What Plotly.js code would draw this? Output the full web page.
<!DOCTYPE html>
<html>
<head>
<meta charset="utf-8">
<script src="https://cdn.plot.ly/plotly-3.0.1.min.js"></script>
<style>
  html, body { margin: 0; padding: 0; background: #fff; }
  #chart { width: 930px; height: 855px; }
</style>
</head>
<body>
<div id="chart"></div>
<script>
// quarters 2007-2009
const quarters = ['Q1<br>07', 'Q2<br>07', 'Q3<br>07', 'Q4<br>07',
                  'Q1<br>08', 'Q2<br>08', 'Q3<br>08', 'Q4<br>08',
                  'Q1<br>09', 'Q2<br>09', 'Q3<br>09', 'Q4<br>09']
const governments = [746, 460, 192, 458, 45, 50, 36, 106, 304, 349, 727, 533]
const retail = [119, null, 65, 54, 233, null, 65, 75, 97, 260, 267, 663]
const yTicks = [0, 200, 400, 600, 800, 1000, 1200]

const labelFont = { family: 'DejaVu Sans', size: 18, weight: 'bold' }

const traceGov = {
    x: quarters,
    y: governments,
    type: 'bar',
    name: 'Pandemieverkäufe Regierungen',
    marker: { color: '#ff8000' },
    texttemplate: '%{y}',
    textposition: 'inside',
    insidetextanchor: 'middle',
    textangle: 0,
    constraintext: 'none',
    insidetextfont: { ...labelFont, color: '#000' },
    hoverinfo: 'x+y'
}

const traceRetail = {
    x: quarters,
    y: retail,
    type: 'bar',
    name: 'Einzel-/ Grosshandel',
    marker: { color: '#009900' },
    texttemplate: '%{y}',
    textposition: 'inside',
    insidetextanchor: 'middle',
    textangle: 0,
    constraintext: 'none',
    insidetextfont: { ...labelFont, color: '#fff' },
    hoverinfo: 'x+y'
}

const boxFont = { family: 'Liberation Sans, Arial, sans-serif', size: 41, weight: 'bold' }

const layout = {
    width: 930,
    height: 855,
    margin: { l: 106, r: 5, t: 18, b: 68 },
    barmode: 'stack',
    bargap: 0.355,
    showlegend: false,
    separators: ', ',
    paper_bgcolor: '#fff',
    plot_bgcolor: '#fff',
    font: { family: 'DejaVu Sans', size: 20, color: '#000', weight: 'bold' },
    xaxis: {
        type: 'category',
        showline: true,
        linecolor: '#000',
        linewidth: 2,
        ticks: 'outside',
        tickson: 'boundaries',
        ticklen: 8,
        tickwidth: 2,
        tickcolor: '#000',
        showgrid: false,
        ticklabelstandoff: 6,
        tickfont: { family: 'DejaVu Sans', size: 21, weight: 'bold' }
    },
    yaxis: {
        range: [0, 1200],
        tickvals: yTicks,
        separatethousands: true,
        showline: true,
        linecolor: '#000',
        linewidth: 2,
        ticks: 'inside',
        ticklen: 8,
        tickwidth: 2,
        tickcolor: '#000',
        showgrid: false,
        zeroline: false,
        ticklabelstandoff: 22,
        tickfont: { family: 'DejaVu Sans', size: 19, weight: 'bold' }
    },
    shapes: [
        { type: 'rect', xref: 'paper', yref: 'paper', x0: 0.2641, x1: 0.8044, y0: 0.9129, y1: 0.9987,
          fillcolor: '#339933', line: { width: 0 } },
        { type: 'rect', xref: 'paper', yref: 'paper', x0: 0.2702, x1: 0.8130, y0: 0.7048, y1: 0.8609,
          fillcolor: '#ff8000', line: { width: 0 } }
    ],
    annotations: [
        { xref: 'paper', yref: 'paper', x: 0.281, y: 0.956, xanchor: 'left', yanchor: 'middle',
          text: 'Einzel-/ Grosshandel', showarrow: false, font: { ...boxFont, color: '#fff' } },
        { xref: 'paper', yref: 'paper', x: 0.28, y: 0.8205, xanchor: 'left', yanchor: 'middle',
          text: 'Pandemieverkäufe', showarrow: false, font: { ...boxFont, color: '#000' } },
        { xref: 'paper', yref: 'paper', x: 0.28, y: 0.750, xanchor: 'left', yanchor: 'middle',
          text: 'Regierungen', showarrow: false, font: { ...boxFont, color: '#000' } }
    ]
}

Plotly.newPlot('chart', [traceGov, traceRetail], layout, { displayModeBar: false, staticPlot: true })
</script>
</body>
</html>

Aim:
Look at the material above and copy, word for word, its lines from the first through the one containing "41, weight: 'bold'".

Problem solution:
What Plotly.js code would draw this? Output the full web page.
<!DOCTYPE html>
<html>
<head>
<meta charset="utf-8">
<script src="https://cdn.plot.ly/plotly-3.0.1.min.js"></script>
<style>
  html, body { margin: 0; padding: 0; background: #fff; }
  #chart { width: 930px; height: 855px; }
</style>
</head>
<body>
<div id="chart"></div>
<script>
// quarters 2007-2009
const quarters = ['Q1<br>07', 'Q2<br>07', 'Q3<br>07', 'Q4<br>07',
                  'Q1<br>08', 'Q2<br>08', 'Q3<br>08', 'Q4<br>08',
                  'Q1<br>09', 'Q2<br>09', 'Q3<br>09', 'Q4<br>09']
const governments = [746, 460, 192, 458, 45, 50, 36, 106, 304, 349, 727, 533]
const retail = [119, null, 65, 54, 233, null, 65, 75, 97, 260, 267, 663]
const yTicks = [0, 200, 400, 600, 800, 1000, 1200]

const labelFont = { family: 'DejaVu Sans', size: 18, weight: 'bold' }

const traceGov = {
    x: quarters,
    y: governments,
    type: 'bar',
    name: 'Pandemieverkäufe Regierungen',
    marker: { color: '#ff8000' },
    texttemplate: '%{y}',
    textposition: 'inside',
    insidetextanchor: 'middle',
    textangle: 0,
    constraintext: 'none',
    insidetextfont: { ...labelFont, color: '#000' },
    hoverinfo: 'x+y'
}

const traceRetail = {
    x: quarters,
    y: retail,
    type: 'bar',
    name: 'Einzel-/ Grosshandel',
    marker: { color: '#009900' },
    texttemplate: '%{y}',
    textposition: 'inside',
    insidetextanchor: 'middle',
    textangle: 0,
    constraintext: 'none',
    insidetextfont: { ...labelFont, color: '#fff' },
    hoverinfo: 'x+y'
}

const boxFont = { family: 'Liberation Sans, Arial, sans-serif', size: 41, weight: 'bold' }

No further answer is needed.